Records with drawing code:
****************************************

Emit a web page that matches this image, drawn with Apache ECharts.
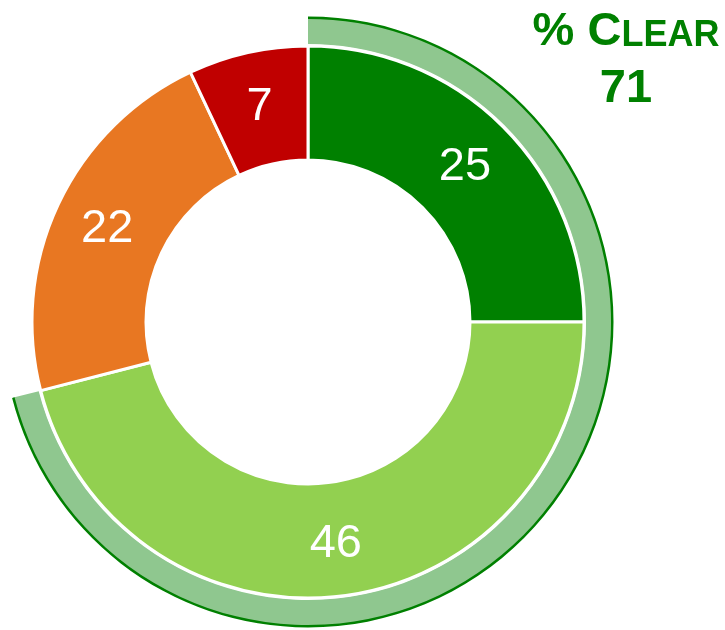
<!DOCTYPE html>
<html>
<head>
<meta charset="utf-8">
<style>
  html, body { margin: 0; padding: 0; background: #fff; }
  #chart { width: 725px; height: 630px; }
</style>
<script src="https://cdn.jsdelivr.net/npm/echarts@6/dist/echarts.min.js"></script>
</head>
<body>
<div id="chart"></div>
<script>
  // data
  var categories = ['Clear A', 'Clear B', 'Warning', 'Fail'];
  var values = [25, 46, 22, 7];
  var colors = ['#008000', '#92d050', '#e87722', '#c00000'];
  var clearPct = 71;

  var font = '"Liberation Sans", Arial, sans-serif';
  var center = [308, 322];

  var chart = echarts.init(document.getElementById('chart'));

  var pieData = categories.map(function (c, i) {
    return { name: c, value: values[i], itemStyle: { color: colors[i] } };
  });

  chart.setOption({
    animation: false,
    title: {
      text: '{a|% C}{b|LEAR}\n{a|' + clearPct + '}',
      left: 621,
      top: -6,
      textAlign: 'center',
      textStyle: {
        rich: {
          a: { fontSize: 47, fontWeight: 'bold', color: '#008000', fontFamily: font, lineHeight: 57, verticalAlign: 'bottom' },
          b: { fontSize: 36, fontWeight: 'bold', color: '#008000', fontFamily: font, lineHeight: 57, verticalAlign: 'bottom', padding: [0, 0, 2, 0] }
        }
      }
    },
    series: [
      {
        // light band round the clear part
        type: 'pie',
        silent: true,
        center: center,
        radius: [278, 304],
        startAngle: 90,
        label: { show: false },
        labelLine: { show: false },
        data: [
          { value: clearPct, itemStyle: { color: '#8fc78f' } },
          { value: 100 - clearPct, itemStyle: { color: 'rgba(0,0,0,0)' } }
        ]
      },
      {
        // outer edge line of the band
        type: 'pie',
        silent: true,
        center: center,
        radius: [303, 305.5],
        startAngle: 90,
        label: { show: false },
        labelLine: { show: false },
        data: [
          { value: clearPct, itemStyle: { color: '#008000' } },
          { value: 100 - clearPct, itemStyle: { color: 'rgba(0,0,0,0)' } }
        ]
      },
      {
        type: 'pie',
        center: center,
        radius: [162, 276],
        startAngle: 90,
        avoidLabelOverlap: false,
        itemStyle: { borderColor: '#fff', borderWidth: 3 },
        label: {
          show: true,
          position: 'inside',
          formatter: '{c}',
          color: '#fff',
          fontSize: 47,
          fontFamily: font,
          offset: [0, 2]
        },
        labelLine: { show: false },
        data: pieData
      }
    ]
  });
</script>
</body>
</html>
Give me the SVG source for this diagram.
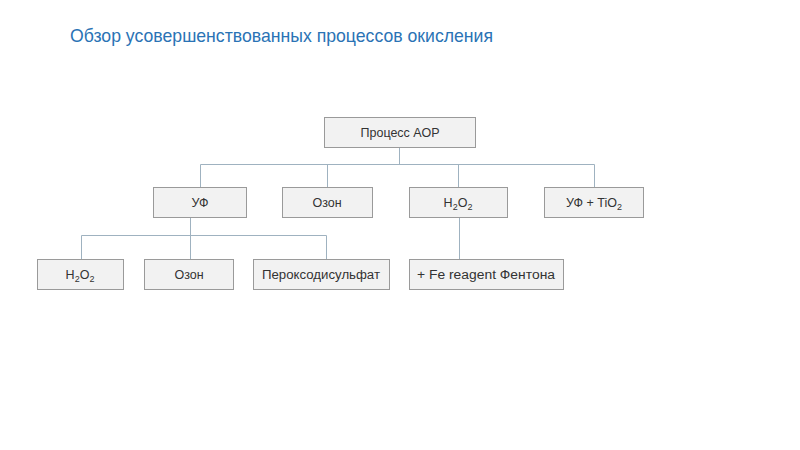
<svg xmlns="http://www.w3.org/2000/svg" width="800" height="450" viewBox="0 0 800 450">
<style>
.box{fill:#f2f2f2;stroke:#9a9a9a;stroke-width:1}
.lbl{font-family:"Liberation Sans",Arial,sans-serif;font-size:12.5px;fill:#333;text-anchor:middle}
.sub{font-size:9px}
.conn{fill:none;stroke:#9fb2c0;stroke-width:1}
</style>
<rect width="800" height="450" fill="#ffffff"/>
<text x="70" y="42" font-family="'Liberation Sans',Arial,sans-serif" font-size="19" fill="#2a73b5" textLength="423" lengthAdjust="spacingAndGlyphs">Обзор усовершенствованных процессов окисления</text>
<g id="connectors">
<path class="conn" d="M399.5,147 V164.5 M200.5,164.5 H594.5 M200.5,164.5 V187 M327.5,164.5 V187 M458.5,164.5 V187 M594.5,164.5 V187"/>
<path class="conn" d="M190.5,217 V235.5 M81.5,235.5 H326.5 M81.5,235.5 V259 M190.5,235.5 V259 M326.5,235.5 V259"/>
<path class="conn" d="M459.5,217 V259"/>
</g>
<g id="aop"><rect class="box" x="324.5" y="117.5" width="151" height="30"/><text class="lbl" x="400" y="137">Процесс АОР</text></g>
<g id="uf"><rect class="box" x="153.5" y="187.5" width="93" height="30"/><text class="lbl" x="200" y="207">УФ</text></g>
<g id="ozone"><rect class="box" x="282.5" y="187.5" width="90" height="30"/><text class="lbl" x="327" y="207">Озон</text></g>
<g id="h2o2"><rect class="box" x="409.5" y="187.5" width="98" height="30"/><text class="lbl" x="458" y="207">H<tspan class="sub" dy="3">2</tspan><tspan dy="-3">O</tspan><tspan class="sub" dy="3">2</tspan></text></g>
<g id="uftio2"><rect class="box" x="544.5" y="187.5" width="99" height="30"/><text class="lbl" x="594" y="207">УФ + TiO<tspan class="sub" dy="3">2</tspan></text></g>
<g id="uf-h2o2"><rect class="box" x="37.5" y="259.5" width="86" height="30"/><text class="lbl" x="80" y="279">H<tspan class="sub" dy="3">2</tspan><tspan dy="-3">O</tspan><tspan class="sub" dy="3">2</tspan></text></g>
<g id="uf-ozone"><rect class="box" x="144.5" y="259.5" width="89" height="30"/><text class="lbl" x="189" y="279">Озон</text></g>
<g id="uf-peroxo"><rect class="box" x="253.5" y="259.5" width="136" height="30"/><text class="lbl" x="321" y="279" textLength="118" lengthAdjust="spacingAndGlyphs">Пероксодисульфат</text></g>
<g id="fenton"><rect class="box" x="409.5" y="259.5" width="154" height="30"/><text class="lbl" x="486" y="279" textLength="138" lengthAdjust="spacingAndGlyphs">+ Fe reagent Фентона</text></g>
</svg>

****************************************

* REQUIRED WORK
The entries above are to be returned exactly, without their pictures.

* OUTPUT OF THE TASK
Emit a web page that matches this image, drawn with Apache ECharts.
<!DOCTYPE html>
<html>
<head>
<meta charset="utf-8">
<style>
  html, body { margin: 0; padding: 0; background: #fff; }
  #chart { width: 725px; height: 630px; }
</style>
<script src="https://cdn.jsdelivr.net/npm/echarts@6/dist/echarts.min.js"></script>
</head>
<body>
<div id="chart"></div>
<script>
  // data
  var categories = ['Clear A', 'Clear B', 'Warning', 'Fail'];
  var values = [25, 46, 22, 7];
  var colors = ['#008000', '#92d050', '#e87722', '#c00000'];
  var clearPct = 71;

  var font = '"Liberation Sans", Arial, sans-serif';
  var center = [308, 322];

  var chart = echarts.init(document.getElementById('chart'));

  var pieData = categories.map(function (c, i) {
    return { name: c, value: values[i], itemStyle: { color: colors[i] } };
  });

  chart.setOption({
    animation: false,
    title: {
      text: '{a|% C}{b|LEAR}\n{a|' + clearPct + '}',
      left: 621,
      top: -6,
      textAlign: 'center',
      textStyle: {
        rich: {
          a: { fontSize: 47, fontWeight: 'bold', color: '#008000', fontFamily: font, lineHeight: 57, verticalAlign: 'bottom' },
          b: { fontSize: 36, fontWeight: 'bold', color: '#008000', fontFamily: font, lineHeight: 57, verticalAlign: 'bottom', padding: [0, 0, 2, 0] }
        }
      }
    },
    series: [
      {
        // light band round the clear part
        type: 'pie',
        silent: true,
        center: center,
        radius: [278, 304],
        startAngle: 90,
        label: { show: false },
        labelLine: { show: false },
        data: [
          { value: clearPct, itemStyle: { color: '#8fc78f' } },
          { value: 100 - clearPct, itemStyle: { color: 'rgba(0,0,0,0)' } }
        ]
      },
      {
        // outer edge line of the band
        type: 'pie',
        silent: true,
        center: center,
        radius: [303, 305.5],
        startAngle: 90,
        label: { show: false },
        labelLine: { show: false },
        data: [
          { value: clearPct, itemStyle: { color: '#008000' } },
          { value: 100 - clearPct, itemStyle: { color: 'rgba(0,0,0,0)' } }
        ]
      },
      {
        type: 'pie',
        center: center,
        radius: [162, 276],
        startAngle: 90,
        avoidLabelOverlap: false,
        itemStyle: { borderColor: '#fff', borderWidth: 3 },
        label: {
          show: true,
          position: 'inside',
          formatter: '{c}',
          color: '#fff',
          fontSize: 47,
          fontFamily: font,
          offset: [0, 2]
        },
        labelLine: { show: false },
        data: pieData
      }
    ]
  });
</script>
</body>
</html>
Give me the SVG source for this diagram.
<svg xmlns="http://www.w3.org/2000/svg" width="800" height="450" viewBox="0 0 800 450">
<style>
.box{fill:#f2f2f2;stroke:#9a9a9a;stroke-width:1}
.lbl{font-family:"Liberation Sans",Arial,sans-serif;font-size:12.5px;fill:#333;text-anchor:middle}
.sub{font-size:9px}
.conn{fill:none;stroke:#9fb2c0;stroke-width:1}
</style>
<rect width="800" height="450" fill="#ffffff"/>
<text x="70" y="42" font-family="'Liberation Sans',Arial,sans-serif" font-size="19" fill="#2a73b5" textLength="423" lengthAdjust="spacingAndGlyphs">Обзор усовершенствованных процессов окисления</text>
<g id="connectors">
<path class="conn" d="M399.5,147 V164.5 M200.5,164.5 H594.5 M200.5,164.5 V187 M327.5,164.5 V187 M458.5,164.5 V187 M594.5,164.5 V187"/>
<path class="conn" d="M190.5,217 V235.5 M81.5,235.5 H326.5 M81.5,235.5 V259 M190.5,235.5 V259 M326.5,235.5 V259"/>
<path class="conn" d="M459.5,217 V259"/>
</g>
<g id="aop"><rect class="box" x="324.5" y="117.5" width="151" height="30"/><text class="lbl" x="400" y="137">Процесс АОР</text></g>
<g id="uf"><rect class="box" x="153.5" y="187.5" width="93" height="30"/><text class="lbl" x="200" y="207">УФ</text></g>
<g id="ozone"><rect class="box" x="282.5" y="187.5" width="90" height="30"/><text class="lbl" x="327" y="207">Озон</text></g>
<g id="h2o2"><rect class="box" x="409.5" y="187.5" width="98" height="30"/><text class="lbl" x="458" y="207">H<tspan class="sub" dy="3">2</tspan><tspan dy="-3">O</tspan><tspan class="sub" dy="3">2</tspan></text></g>
<g id="uftio2"><rect class="box" x="544.5" y="187.5" width="99" height="30"/><text class="lbl" x="594" y="207">УФ + TiO<tspan class="sub" dy="3">2</tspan></text></g>
<g id="uf-h2o2"><rect class="box" x="37.5" y="259.5" width="86" height="30"/><text class="lbl" x="80" y="279">H<tspan class="sub" dy="3">2</tspan><tspan dy="-3">O</tspan><tspan class="sub" dy="3">2</tspan></text></g>
<g id="uf-ozone"><rect class="box" x="144.5" y="259.5" width="89" height="30"/><text class="lbl" x="189" y="279">Озон</text></g>
<g id="uf-peroxo"><rect class="box" x="253.5" y="259.5" width="136" height="30"/><text class="lbl" x="321" y="279" textLength="118" lengthAdjust="spacingAndGlyphs">Пероксодисульфат</text></g>
<g id="fenton"><rect class="box" x="409.5" y="259.5" width="154" height="30"/><text class="lbl" x="486" y="279" textLength="138" lengthAdjust="spacingAndGlyphs">+ Fe reagent Фентона</text></g>
</svg>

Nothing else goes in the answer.